■ **Aim**:
Go through the data below and copy it exactly, skipping every picture.

■ **Data segment**:
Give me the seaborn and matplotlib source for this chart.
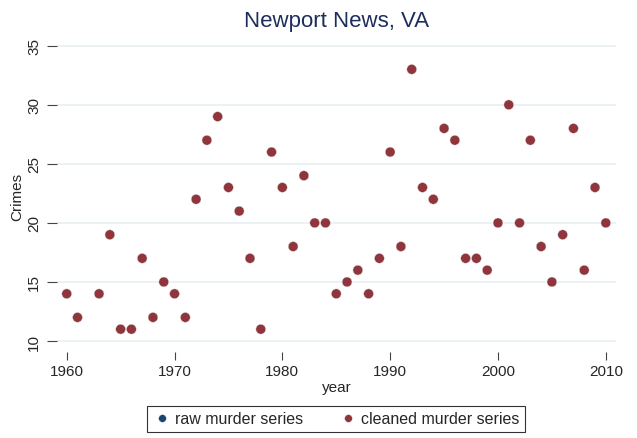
import numpy as np
import pandas as pd
import matplotlib.pyplot as plt
import seaborn as sns

# data
years = [1960, 1961, 1963, 1964, 1965, 1966, 1967, 1968, 1969, 1970,
         1971, 1972, 1973, 1974, 1975, 1976, 1977, 1978, 1979, 1980,
         1981, 1982, 1983, 1984, 1985, 1986, 1987, 1988, 1989, 1990,
         1991, 1992, 1993, 1994, 1995, 1996, 1997, 1998, 1999, 2000,
         2001, 2002, 2003, 2004, 2005, 2006, 2007, 2008, 2009, 2010]
raw_murders = [14, 12, 14, 19, 11, 11, 17, 12, 15, 14,
               12, 22, 27, 29, 23, 21, 17, 11, 26, 23,
               18, 24, 20, 20, 14, 15, 16, 14, 17, 26,
               18, 33, 23, 22, 28, 27, 17, 17, 16, 20,
               30, 20, 27, 18, 15, 19, 28, 16, 23, 20]
cleaned_murders = list(raw_murders)
series_names = ['raw murder series', 'cleaned murder series']
x_ticks = [1960, 1970, 1980, 1990, 2000, 2010]
y_ticks = [10, 15, 20, 25, 30, 35]

df = pd.concat([
    pd.DataFrame({'year': years, 'Crimes': raw_murders, 'series': series_names[0]}),
    pd.DataFrame({'year': years, 'Crimes': cleaned_murders, 'series': series_names[1]}),
])

sns.set_style('white')
plt.rcParams['font.family'] = ['Liberation Sans', 'DejaVu Sans']

fig = plt.figure(figsize=(6.37, 4.39), dpi=100)
ax = fig.add_axes([0.0895, 0.1959, 0.8776, 0.713])

palette = {series_names[0]: '#1a476f', series_names[1]: '#90353b'}
sns.scatterplot(data=df, x='year', y='Crimes', hue='series', palette=palette,
                s=50, edgecolor='white', linewidth=0.3, ax=ax, zorder=3)

ax.set_xlim(1959.1, 2010.95)
ax.set_ylim(9.07, 35.57)
ax.set_xticks(x_ticks)
ax.set_yticks(y_ticks)
ax.yaxis.grid(True, color='#e8f0f2', lw=1.2)
ax.xaxis.grid(False)
for sp in ax.spines.values():
    sp.set_visible(False)
ax.tick_params(axis='both', direction='out', width=0.8, color='#444444',
               labelsize=11, bottom=True, left=True)
ax.tick_params(axis='x', length=6, pad=3)
ax.tick_params(axis='y', length=7, pad=4.5)
for lbl in ax.get_yticklabels():
    lbl.set_rotation(90)
    lbl.set_va('center')
ax.set_xlabel('year', fontsize=11, labelpad=1)
ax.set_ylabel('Crimes', fontsize=11, labelpad=2)
ax.set_title('Newport News, VA', fontsize=16, color='#1e2d5c', pad=9)

ax.legend_.remove()
handles, labels = ax.get_legend_handles_labels()
leg = fig.legend(handles, labels, loc='center', bbox_to_anchor=(0.5275, 0.0433),
                 ncol=2, frameon=True, fancybox=False, fontsize=11.5,
                 markerscale=0.8, handletextpad=0.2, handlelength=1.2,
                 columnspacing=2.2, borderpad=0.35)
leg.get_frame().set_edgecolor('black')
leg.get_frame().set_linewidth(0.8)

fig.savefig('out.png', dpi=100)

■ **Solution**:
Give me the seaborn and matplotlib source for this chart.
import numpy as np
import pandas as pd
import matplotlib.pyplot as plt
import seaborn as sns

# data
years = [1960, 1961, 1963, 1964, 1965, 1966, 1967, 1968, 1969, 1970,
         1971, 1972, 1973, 1974, 1975, 1976, 1977, 1978, 1979, 1980,
         1981, 1982, 1983, 1984, 1985, 1986, 1987, 1988, 1989, 1990,
         1991, 1992, 1993, 1994, 1995, 1996, 1997, 1998, 1999, 2000,
         2001, 2002, 2003, 2004, 2005, 2006, 2007, 2008, 2009, 2010]
raw_murders = [14, 12, 14, 19, 11, 11, 17, 12, 15, 14,
               12, 22, 27, 29, 23, 21, 17, 11, 26, 23,
               18, 24, 20, 20, 14, 15, 16, 14, 17, 26,
               18, 33, 23, 22, 28, 27, 17, 17, 16, 20,
               30, 20, 27, 18, 15, 19, 28, 16, 23, 20]
cleaned_murders = list(raw_murders)
series_names = ['raw murder series', 'cleaned murder series']
x_ticks = [1960, 1970, 1980, 1990, 2000, 2010]
y_ticks = [10, 15, 20, 25, 30, 35]

df = pd.concat([
    pd.DataFrame({'year': years, 'Crimes': raw_murders, 'series': series_names[0]}),
    pd.DataFrame({'year': years, 'Crimes': cleaned_murders, 'series': series_names[1]}),
])

sns.set_style('white')
plt.rcParams['font.family'] = ['Liberation Sans', 'DejaVu Sans']

fig = plt.figure(figsize=(6.37, 4.39), dpi=100)
ax = fig.add_axes([0.0895, 0.1959, 0.8776, 0.713])

palette = {series_names[0]: '#1a476f', series_names[1]: '#90353b'}
sns.scatterplot(data=df, x='year', y='Crimes', hue='series', palette=palette,
                s=50, edgecolor='white', linewidth=0.3, ax=ax, zorder=3)

ax.set_xlim(1959.1, 2010.95)
ax.set_ylim(9.07, 35.57)
ax.set_xticks(x_ticks)
ax.set_yticks(y_ticks)
ax.yaxis.grid(True, color='#e8f0f2', lw=1.2)
ax.xaxis.grid(False)
for sp in ax.spines.values():
    sp.set_visible(False)
ax.tick_params(axis='both', direction='out', width=0.8, color='#444444',
               labelsize=11, bottom=True, left=True)
ax.tick_params(axis='x', length=6, pad=3)
ax.tick_params(axis='y', length=7, pad=4.5)
for lbl in ax.get_yticklabels():
    lbl.set_rotation(90)
    lbl.set_va('center')
ax.set_xlabel('year', fontsize=11, labelpad=1)
ax.set_ylabel('Crimes', fontsize=11, labelpad=2)
ax.set_title('Newport News, VA', fontsize=16, color='#1e2d5c', pad=9)

ax.legend_.remove()
handles, labels = ax.get_legend_handles_labels()
leg = fig.legend(handles, labels, loc='center', bbox_to_anchor=(0.5275, 0.0433),
                 ncol=2, frameon=True, fancybox=False, fontsize=11.5,
                 markerscale=0.8, handletextpad=0.2, handlelength=1.2,
                 columnspacing=2.2, borderpad=0.35)
leg.get_frame().set_edgecolor('black')
leg.get_frame().set_linewidth(0.8)

fig.savefig('out.png', dpi=100)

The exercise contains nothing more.